View Full Version : Stones
Hey, I just finished writing the first version of the song Stones. I want some opinions on the song before I turn it into my manager and producer, dont wanna get a bitch slap :) Its only the first version, I still need to work on the chorus and find some kind of bridge.
Stones
Trees and flowers are growing
Rivers and lakes are flowing
but stones just sit there
and watches it all happen
Rain is falling down
Trees and flowers drown
The rivers are flooding
but still the stones arent moving
Chorus
Why does it take a hurricane
to make the stones move?
A storm is building
Why arent you heeding?
Can you hear the thunder
coming closer by the second
Chorus
Why does it take a hurricane
to make the stones move?
Why does it take a hurricane
to make the stones move?
Break
The hurricane is crashing in
Can you see the cyclones?
How did this all begin?
In the end, we are all stones
Chorus
Why does it take a hurricane
to make the stones move?
Why does it take a hurricane
to make the stones move?
WARNING: do not give this to your producer or manager.
whats wrong with it then? Constructive criticism please
were you previously a weatherman? no offense but you use nature's elements too excessively.
they only look good when they're used as metaphors or allusions.
thats kinda the point tho
But I'll look it over, and try tone it down. I just got into the zone you know :P
i'll give you a decent tip.
if you really want to write about nature, go check out the poem 'the cloud' by p.b.shelley.
your's is too direct. it hits the reader on the nose and makes it bleed.
The nature in this song is a metaphor tho. In the first verse, the trees and flowers are a metaphor for people. Rivers and lakes are a metaphor for life. The stones are again people.
The second verse is about rain falling down (something bad), trees and flowers drown (people dying or something bad happens to them). But still we arent doing anything about it. The third verse is about something ever worse happens, but again noone does anything. The break is about something terrible happening (like a genocide or something), and THEN people actually notices and does about it. The chorus is about why does something terrible have to happen before we notice and take action.

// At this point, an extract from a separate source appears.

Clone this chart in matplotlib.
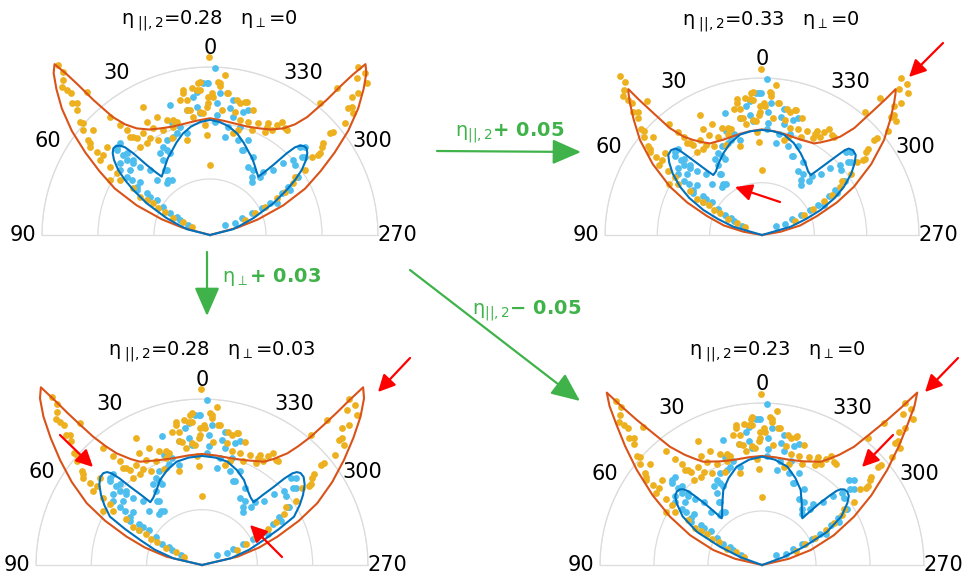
import numpy as np
import matplotlib
matplotlib.use("Agg")
import matplotlib.pyplot as plt

plt.rcParams['font.family'] = ['DejaVu Sans']
plt.rcParams['mathtext.fontset'] = 'dejavusans'
plt.rcParams['mathtext.default'] = 'regular'

# ---- data (angles in degrees, radius in units of the outer grid ring) ----
tick_deg = [-90, -60, -30, 0, 30, 60, 90]
tick_lbl = ['270', '300', '330', '0', '30', '60', '90']

# fitted curves, left half only (from 90 down to 0), mirrored for the right half
orange_fit_1 = [(90, 0), (79, 0), (75, 0.17), (72, 0.30), (68, 0.47), (64, 0.63), (60, 0.76), (56.5, 0.89),
                (53, 1.03), (49.5, 1.16), (46.5, 1.26), (44, 1.34), (42.3, 1.375), (41.7, 1.28), (41.3, 1.19),
                (40.8, 1.06), (39.5, 0.91), (37.5, 0.83), (34.5, 0.77), (30, 0.725), (25, 0.70), (18.7, 0.682),
                (12, 0.68), (6.6, 0.685), (0, 0.695)]
blue_fit_1 = [(90, 0), (78, 0), (76, 0.14), (72, 0.20), (68.6, 0.28), (63.4, 0.421), (59.6, 0.529),
              (57.1, 0.603), (54.7, 0.669), (52, 0.725), (50, 0.756), (48.1, 0.773), (46.6, 0.770),
              (45.2, 0.755), (44.1, 0.727), (43.2, 0.667), (42.1, 0.562), (41, 0.50), (39.6, 0.451),
              (36, 0.47), (33, 0.49), (29, 0.52), (25, 0.545), (20, 0.585), (15, 0.625), (10, 0.655),
              (5, 0.675), (0, 0.685)]

orange_fit_2 = [(90, 0), (83, 0), (80, 0.12), (76, 0.25), (71, 0.37), (66.5, 0.52), (62.3, 0.662), (57, 0.83),
                (52.1, 0.985), (48, 1.10), (45, 1.19), (43.3, 1.24), (42.5, 1.26), (42.3, 1.17), (41.8, 1.06),
                (40.8, 0.90), (38.5, 0.80), (35.9, 0.747), (32.5, 0.70), (29.6, 0.671), (22, 0.655),
                (14.2, 0.657), (7, 0.665), (0, 0.673)]
blue_fit_2 = [(90, 0), (80, 0), (73.9, 0.19), (70, 0.30), (66.9, 0.406), (63, 0.52), (59.5, 0.606),
              (55.5, 0.69), (52, 0.75), (49.5, 0.785), (47, 0.792), (45.1, 0.78), (44.3, 0.755),
              (43.5, 0.70), (42, 0.61), (40.5, 0.54), (39.1, 0.492), (36, 0.50), (31, 0.535),
              (25.3, 0.576), (19, 0.62), (12.2, 0.655), (6, 0.665), (0, 0.669)]

orange_fit_3 = [(90, 0), (80, 0), (76.8, 0.22), (73, 0.36), (69.4, 0.485), (65.5, 0.64), (61.8, 0.788),
                (57.5, 0.93), (53.5, 1.064), (50, 1.19), (46.9, 1.308), (44.2, 1.40), (42.2, 1.445),
                (41.8, 1.33), (41.5, 1.225), (41, 1.12), (40.3, 1.013), (39, 0.92), (37.4, 0.847), (34, 0.77),
                (31, 0.726), (23, 0.685), (15, 0.666), (7, 0.665), (0, 0.669)]
blue_fit_3 = [(90, 0), (79, 0), (76.9, 0.177), (72, 0.30), (68, 0.40), (65, 0.51), (62.3, 0.626), (58.5, 0.69),
              (55.3, 0.74), (52, 0.785), (49.1, 0.81), (47, 0.812), (45.6, 0.80), (44.6, 0.775), (43.6, 0.72),
              (42.6, 0.641), (41, 0.56), (39.4, 0.49), (36, 0.50), (31, 0.53), (26.3, 0.571), (20, 0.61),
              (13.8, 0.641), (7, 0.652), (0, 0.657)]

orange_fit_4 = [(90, 0), (81, 0), (77, 0.17), (72.9, 0.315), (67.5, 0.48), (62.3, 0.641), (57.5, 0.80),
                (52.8, 0.97), (49, 1.12), (46, 1.25), (43.8, 1.36), (42, 1.432), (41.5, 1.30), (40.8, 1.183),
                (39.5, 1.05), (37.9, 0.925), (35, 0.83), (32, 0.77), (29.6, 0.733), (22, 0.69), (15.3, 0.672),
                (7, 0.67), (0, 0.673)]
blue_fit_4 = [(90, 0), (73, 0), (70, 0.14), (66.5, 0.283), (63, 0.45), (58.5, 0.575), (54.1, 0.65),
              (51.5, 0.685), (49.3, 0.694), (47.5, 0.69), (46.1, 0.674), (45.2, 0.65), (44.3, 0.60),
              (43, 0.52), (41.8, 0.44), (40.8, 0.381), (38, 0.40), (33, 0.45), (27.3, 0.521), (21, 0.575),
              (14.4, 0.627), (7, 0.655), (0, 0.669)]

# measured points (same data set in every panel)
orange_pts = [(41.7, 1.356), (41.9, 1.307), (43.5, 1.273), (44.5, 1.183), (46.3, 1.134), (46.7, 1.085),
              (40.7, 1.125), (48.9, 1.026), (50.3, 0.979), (52.0, 0.919), (53.6, 0.887), (40.2, 0.922),
              (45.0, 1.248), (29.2, 0.773), (24.3, 0.773), (20.6, 0.731), (16.4, 0.703), (10.7, 0.858),
              (7.1, 0.880), (4.6, 0.736), (10.6, 0.757), (39.1, 0.754), (37.2, 0.722), (33.3, 0.724),
              (28.0, 0.719), (24.0, 0.684), (28.6, 0.644), (38.4, 0.671), (18.7, 0.681), (1.9, 0.595),
              (2.6, 0.656), (0.2, 1.058), (10.4, 0.878), (4.4, 0.905), (-3.1, 0.914), (-7.4, 0.850),
              (-11.2, 0.819), (-14.7, 0.820), (-5.3, 0.747), (-1.4, 0.823), (1.5, 0.764), (0.0, 0.417),
              (-5.4, 0.957), (-0.7, 0.843), (-6.7, 0.849), (-12.8, 0.804), (-15.4, 0.823), (-11.5, 0.749),
              (-18.7, 0.712), (-23.4, 0.724), (-27.6, 0.750), (-31.2, 0.766), (-35.1, 0.776), (-28.0, 0.697),
              (-15.1, 0.647), (-21.7, 0.672), (-39.9, 1.021), (-50.0, 0.957), (-47.8, 1.137), (-49.7, 1.119),
              (-46.3, 1.221), (-43.1, 1.277), (-43.8, 1.333), (-41.4, 1.336), (-45.9, 1.298), (-47.5, 1.117),
              (-40.8, 1.154), (52.6, 0.899), (53.7, 0.837), (53.1, 0.794), (55.7, 0.721), (56.5, 0.666),
              (58.6, 0.628), (61.3, 0.475), (61.1, 0.431), (60.8, 0.387), (62.7, 0.346), (62.6, 0.302),
              (65.5, 0.240), (63.5, 0.178), (65.6, 0.120), (58.7, 0.534), (-66.8, 0.227), (-64.3, 0.297),
              (-60.0, 0.515), (-58.2, 0.584), (-55.6, 0.685), (-53.5, 0.801), (-51.0, 0.868), (-61.2, 0.453),
              (-49.7, 0.936), (-53.4, 0.816), (27.5, 0.861), (38.0, 0.742), (34.6, 0.663), (13.8, 0.582),
              (17.7, 0.718), (-19.1, 0.787), (-27.6, 0.728), (-36.1, 0.774), (-12.9, 0.621), (3.9, 0.865),
              (-3.9, 0.886), (9.1, 0.753), (12.5, 0.823), (8.0, 0.711), (3.2, 0.726), (0.7, 0.823),
              (5.2, 0.867), (9.8, 0.815), (3.7, 0.915), (21.6, 0.619), (31.8, 0.677), (38.4, 0.798),
              (39.3, 0.846), (-3.8, 0.906), (0.7, 0.784), (-14.6, 0.707), (-30.4, 0.725), (-32.3, 0.798),
              (-45.7, 1.179), (-50.4, 1.043), (44.7, 1.213), (45.3, 1.115), (48.6, 1.005), (48.0, 0.934),
              (49.5, 0.809), (55.7, 0.792), (61.2, 0.679), (-62.8, 0.368), (-55.6, 0.614), (-52.4, 0.764),
              (-51.7, 0.848)]
blue_pts = [(-1.7, 0.992), (2.5, 0.904), (5.3, 0.857), (-4.0, 0.846), (-9.8, 0.815), (-17.0, 0.778),
            (17.1, 0.810), (10.6, 0.757), (4.7, 0.727), (-3.2, 0.716), (-11.1, 0.718), (15.5, 0.669),
            (20.5, 0.625), (27.0, 0.568), (31.9, 0.526), (34.7, 0.471), (37.2, 0.411), (44.1, 0.456),
            (-15.5, 0.669), (-22.0, 0.610), (-29.0, 0.533), (-33.7, 0.465), (-38.0, 0.403), (-40.6, 0.457),
            (-21.4, 0.543), (46.6, 0.765), (45.6, 0.694), (51.5, 0.685), (45.6, 0.638), (45.7, 0.582),
            (42.7, 0.527), (54.9, 0.570), (58.5, 0.512), (61.1, 0.431), (-45.5, 0.750), (-50.5, 0.733),
            (-48.0, 0.667), (-45.6, 0.610), (-44.2, 0.540), (-56.1, 0.622), (-60.6, 0.546), (-64.6, 0.440),
            (55.0, 0.605), (56.6, 0.523), (56.6, 0.451), (52.7, 0.524), (56.7, 0.380), (58.8, 0.325),
            (61.5, 0.271), (63.4, 0.200), (65.3, 0.142), (47.7, 0.751), (48.0, 0.667), (46.9, 0.625),
            (54.2, 0.661), (31.5, 0.570), (40.0, 0.401), (26.1, 0.541), (-64.9, 0.164), (-62.2, 0.213),
            (-62.5, 0.280), (-62.7, 0.346), (-62.2, 0.404), (-58.3, 0.548), (-56.6, 0.630), (-49.5, 0.718),
            (-47.1, 0.772), (-35.6, 0.427), (-29.3, 0.466), (-20.5, 0.540), (-40.1, 0.493), (44.5, 0.765),
            (24.5, 0.621), (18.1, 0.637), (1.2, 0.903), (6.9, 0.829), (12.9, 0.621), (5.9, 0.768),
            (18.9, 0.703), (0.6, 0.903), (-2.9, 0.785), (-9.0, 0.764), (-15.1, 0.760), (-9.6, 0.654),
            (-16.6, 0.590), (-2.5, 0.675), (-8.7, 0.592), (-56.3, 0.107), (-59.8, 0.494), (-50.5, 0.655),
            (57.4, 0.424), (61.2, 0.226), (50.9, 0.613), (47.3, 0.702), (33.7, 0.465), (27.9, 0.594),
            (34.9, 0.399)]

eta_par = ['0.28', '0.33', '0.28', '0.23']
eta_perp = ['0', '0', '0.03', '0']

# ---- layout (pixels of the 964x578 canvas) ----
W, H = 964, 578
centers = [(210, 235), (762, 235), (202, 565), (762, 565)]
radii = [168, 157, 166, 162]
title_pos = [(209, 21), (771, 22), (212, 352), (777, 352)]
fits = [(orange_fit_1, blue_fit_1), (orange_fit_2, blue_fit_2),
        (orange_fit_3, blue_fit_3), (orange_fit_4, blue_fit_4)]

GRID = '#dcdcdc'
C_ORANGE_PT, C_BLUE_PT = '#EDB120', '#4DBEEE'
C_ORANGE_LN, C_BLUE_LN = '#D95319', '#0072BD'
GREEN = '#3fb34a'


def full_curve(half):
    a = np.array(half, dtype=float)
    th = np.r_[a[:, 0], -a[::-1, 0]]
    r = np.r_[a[:, 1], a[::-1, 1]]
    return np.deg2rad(th), r


fig = plt.figure(figsize=(W / 100, H / 100), dpi=100)

op = np.array(orange_pts)
bp = np.array(blue_pts)

for (cx, cy), R, (ofit, bfit) in zip(centers, radii, fits):
    # square box: matplotlib centres the half-disc vertically inside it
    ax = fig.add_axes([(cx - R) / W, (H - cy - 0.5 * R) / H, 2 * R / W, 2 * R / H], projection='polar')
    ax.set_theta_zero_location('N')
    ax.set_theta_direction(1)
    ax.set_thetamin(-90)
    ax.set_thetamax(90)
    ax.set_rlim(0, 1)
    ax.set_rticks([1 / 3, 2 / 3, 1])
    ax.set_yticklabels([])
    ax.set_thetagrids(tick_deg, tick_lbl)
    ax.xaxis.grid(False)
    ax.yaxis.grid(True, color=GRID, lw=0.9)
    for sp in ax.spines.values():
        sp.set_color(GRID)
        sp.set_linewidth(0.9)
    ax.tick_params(axis='x', labelsize=15, pad=7, length=0)
    ax.tick_params(axis='y', length=0)
    ax.set_facecolor('none')

    ax.scatter(np.deg2rad(bp[:, 0]), bp[:, 1], s=24, color=C_BLUE_PT, lw=0, clip_on=False, zorder=3)
    ax.scatter(np.deg2rad(op[:, 0]), op[:, 1], s=24, color=C_ORANGE_PT, lw=0, clip_on=False, zorder=3)
    th, r = full_curve(ofit)
    ax.plot(th, r, color=C_ORANGE_LN, lw=1.5, clip_on=False, zorder=4)
    th, r = full_curve(bfit)
    ax.plot(th, r, color=C_BLUE_LN, lw=1.5, clip_on=False, zorder=4)

# overlay for titles and arrows, in canvas pixels
ov = fig.add_axes([0, 0, 1, 1])
ov.set_xlim(0, W)
ov.set_ylim(H, 0)
ov.axis('off')

for (tx, ty), p, q in zip(title_pos, eta_par, eta_perp):
    ov.text(tx, ty, r'$\eta_{\ ||,2}$=' + p + r'   $\eta_{\perp}$=' + q,
            ha='center', va='center', fontsize=14)

green_arrows = [((437, 151), (581, 152)), ((207, 252), (207, 316)), ((410, 270), (580, 401))]
green_labels = [((510, 133), r'$\eta_{||,2}\mathbf{+\ 0.05}$'),
                ((272, 277), r'$\eta_{\perp}\mathbf{+\ 0.03}$'),
                ((527, 311), r'$\eta_{||,2}\mathbf{-\ 0.05}$')]
red_arrows = [((943, 43), (909, 77)), ((780, 202), (735, 187)), ((410, 358), (378, 392)),
              ((60, 435), (93, 467)), ((282, 557), (250, 525)), ((958, 358), (925, 392)),
              ((893, 435), (862, 467))]

for tail, head in green_arrows:
    ov.annotate('', xy=head, xytext=tail,
                arrowprops=dict(arrowstyle='-|>,head_length=0.8,head_width=0.35', color=GREEN,
                                lw=1.6, mutation_scale=22, shrinkA=0, shrinkB=0))
for (lx, ly), s in green_labels:
    ov.text(lx, ly, s, color=GREEN, fontsize=14, ha='center', va='center')
for tail, head in red_arrows:
    ov.annotate('', xy=head, xytext=tail,
                arrowprops=dict(arrowstyle='-|>,head_length=0.6,head_width=0.3', color='red',
                                lw=1.6, mutation_scale=17, shrinkA=0, shrinkB=0))

fig.savefig('out.png', dpi=100)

i'm guessing english is your second language. and your metaphors are hidden too well. and we're not playing hide and seek here so just try to bring them out next time.
English is my second language yes. Im originally from Norway, so theres prolly some typos here and there =) Well, imo, I think this just opens the song up for different views on the song. One person can say its about what I say its about, and someone else might think something completely different. I listen to a lot of bands that use a lot of metaphors, so I guess thats where I picked it up.
CTMarshall
02/11/09, 12:48 PM
i'm guessing english is your second language. and your metaphors are hidden too well. and we're not playing hide and seek here so just try to bring them out next time.
seriously, just stop handing out your flawed sense of critique.
I'm thinking a new genre...Weathercore? Yes...
But yeah, your metaphors: they're all brothers, sisters, mothers, first cousins, man. Tell us what happens when a stone meets a tree...or whatever. Sometimes you can have too many metaphors.
Also, you talk about trees, flowers...but there are no woodland creatures? C'mon... ;)
seriously, just stop handing out your flawed sense of critique.
=)
Staid, A LOT of songs are almost impossible to figure out completely, thats what makes a lot of songs special. They can mean different things to different people. And isnt that what songs and poems are for? People to recognize something in the text and connect to it?
I probably didnt write this perfect, of course I didnt, but I feel that this is a good theme at least. Its maybe a bit weird, but it speaks to me at least and if it can speak to just a couple of others, I have accomplished my goals.
I'm thinking a new genre...Weathercore? Yes...
But yeah, your metaphors: they're all brothers, sisters, mothers, first cousins, man. Tell us what happens when a stone meets a tree...or whatever. Sometimes you can have too many metaphors.
Also, you talk about trees, flowers...but there are no woodland creatures? C'mon... ;)
Weathercore, awesome =)
I realize that I might be using the metaphors too much here, yes, but I wanted the song to be multiple meaning song.
The song is not meant to be overanalyzed about the text thats right there on the paper, its meant to set off a thought process of the reader or listener.
DJ_Tanner
02/12/09, 10:49 PM
using nature can create vivid images in the readers head. thats what i like about poems and lyrics that incorporate a lot of references to nature. some of the best poetry uses nature not for symbolism or metaphor sake, but simply because its a beautiful topic that can create a beautiful image. you may have been very straight forward with it, but that doesnt make your work bad.
i kinda liked it!
Thanks, needed that =) I agree that I have been maybe too straight forward, maybe I should have written it in another way=) I was inspired by a poem by some norwegian guy we read about in school.
DJ_Tanner
02/12/09, 10:59 PM
i would say, if it were to be a poem, you would probably need to play a little more with detail
but since its a song, so much detail probably isnt necessary
but either way, dont stop playing with the idea of nature - it's a great theme to work with
DJ_Tanner
02/12/09, 11:02 PM
ps
one of my favorite poets is pablo neruda
he has some really great work using nature, check him out if you're interested!